Un oficial de seguridad, bajo y regordete, se interponía en el camino de Jude pero el cantante le evitó, y el policía contratado tuvo que trotar y agitarse para alcanzarlo. No tuvo éxito. Jude empujó las puertas y entró en la Unidad de Cuidados Intensivos. Bon acababa de desaparecer en una habitación oscura, a la izquierda.
Entró directamente detrás de ella. No se veía a Bon por ninguna parte, pero Marybeth estaba en la única cama del lugar, con vendas en la garganta, un tubo de aire metido en las narices y diversas máquinas emitiendo alegremente agudos pitidos en la oscuridad, alrededor de ella.
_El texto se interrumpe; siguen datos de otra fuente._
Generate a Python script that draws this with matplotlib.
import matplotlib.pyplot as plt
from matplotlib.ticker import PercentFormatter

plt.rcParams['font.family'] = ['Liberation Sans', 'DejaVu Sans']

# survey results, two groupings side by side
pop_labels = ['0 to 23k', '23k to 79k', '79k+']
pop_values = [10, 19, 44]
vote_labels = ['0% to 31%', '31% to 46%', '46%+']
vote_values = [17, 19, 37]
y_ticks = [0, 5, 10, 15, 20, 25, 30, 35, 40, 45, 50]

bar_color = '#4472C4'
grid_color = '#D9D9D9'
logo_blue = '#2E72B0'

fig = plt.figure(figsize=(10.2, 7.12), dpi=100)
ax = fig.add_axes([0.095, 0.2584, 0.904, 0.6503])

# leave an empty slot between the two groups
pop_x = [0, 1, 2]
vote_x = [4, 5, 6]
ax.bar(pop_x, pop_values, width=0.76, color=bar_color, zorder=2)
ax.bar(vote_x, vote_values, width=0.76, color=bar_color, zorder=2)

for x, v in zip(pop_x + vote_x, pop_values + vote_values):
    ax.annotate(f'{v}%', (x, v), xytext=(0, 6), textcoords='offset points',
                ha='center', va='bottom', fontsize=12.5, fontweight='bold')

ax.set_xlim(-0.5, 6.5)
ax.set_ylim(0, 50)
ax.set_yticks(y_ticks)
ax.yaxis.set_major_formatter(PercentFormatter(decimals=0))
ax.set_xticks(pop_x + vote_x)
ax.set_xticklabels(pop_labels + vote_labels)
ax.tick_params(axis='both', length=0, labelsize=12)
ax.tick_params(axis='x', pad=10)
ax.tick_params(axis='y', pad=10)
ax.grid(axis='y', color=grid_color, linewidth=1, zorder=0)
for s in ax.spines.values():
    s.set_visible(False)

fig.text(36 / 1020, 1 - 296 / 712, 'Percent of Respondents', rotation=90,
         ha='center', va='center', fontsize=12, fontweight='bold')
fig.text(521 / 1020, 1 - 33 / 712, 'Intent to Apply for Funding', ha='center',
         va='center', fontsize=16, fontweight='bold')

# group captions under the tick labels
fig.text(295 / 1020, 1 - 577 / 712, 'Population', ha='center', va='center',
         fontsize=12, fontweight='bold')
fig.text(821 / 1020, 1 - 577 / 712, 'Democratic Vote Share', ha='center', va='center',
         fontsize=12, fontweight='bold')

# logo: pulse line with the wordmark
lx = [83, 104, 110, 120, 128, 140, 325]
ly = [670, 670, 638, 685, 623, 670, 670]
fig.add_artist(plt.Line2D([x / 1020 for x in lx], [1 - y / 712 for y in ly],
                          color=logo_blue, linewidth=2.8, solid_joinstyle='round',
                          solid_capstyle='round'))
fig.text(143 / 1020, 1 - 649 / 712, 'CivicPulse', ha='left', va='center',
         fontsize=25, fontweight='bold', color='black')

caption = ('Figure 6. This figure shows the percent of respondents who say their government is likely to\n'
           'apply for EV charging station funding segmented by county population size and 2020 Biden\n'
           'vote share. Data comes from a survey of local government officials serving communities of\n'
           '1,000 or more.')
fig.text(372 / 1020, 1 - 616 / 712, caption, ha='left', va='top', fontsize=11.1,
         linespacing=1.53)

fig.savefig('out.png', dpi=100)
Sus ojos se abrieron como hinchadas ranuras cuando Jude entró llamándola por su nombre. Su aspecto era terrible. Tenía la tez brillante y pálida, estaba escuálida. Al verla así, su corazón se contrajo en una dulce convulsión. Se detuvo junto a ella, al borde del colchón, envolviéndola en sus brazos, acariciando su piel de seda, sintiendo sus huesos, que parecían varillas huecas. Puso la cara sobre el cuello herido de la joven, entre su pelo, aspirando profundamente. Necesitaba su olor, porque era la prueba de que estaba allí, que era real, que estaba con vida. Una de las manos de la chica se alzó débilmente a su lado, se deslizó por su espalda. Los labios de la mujer estaban fríos, y temblaron cuando él los besó.
—Pensé que estabas muerta —dijo Jude—. Viajábamos en el Mustang otra vez, con Anna, y creí que estabas muerta.
—Ah, mierda —susurró Marybeth, con una voz apenas más fuerte que el aliento—. Salí del coche. Harta de estar todo el tiempo metida en automóviles. Jude, ¿crees que cuando regresemos a casa podremos ir en avión?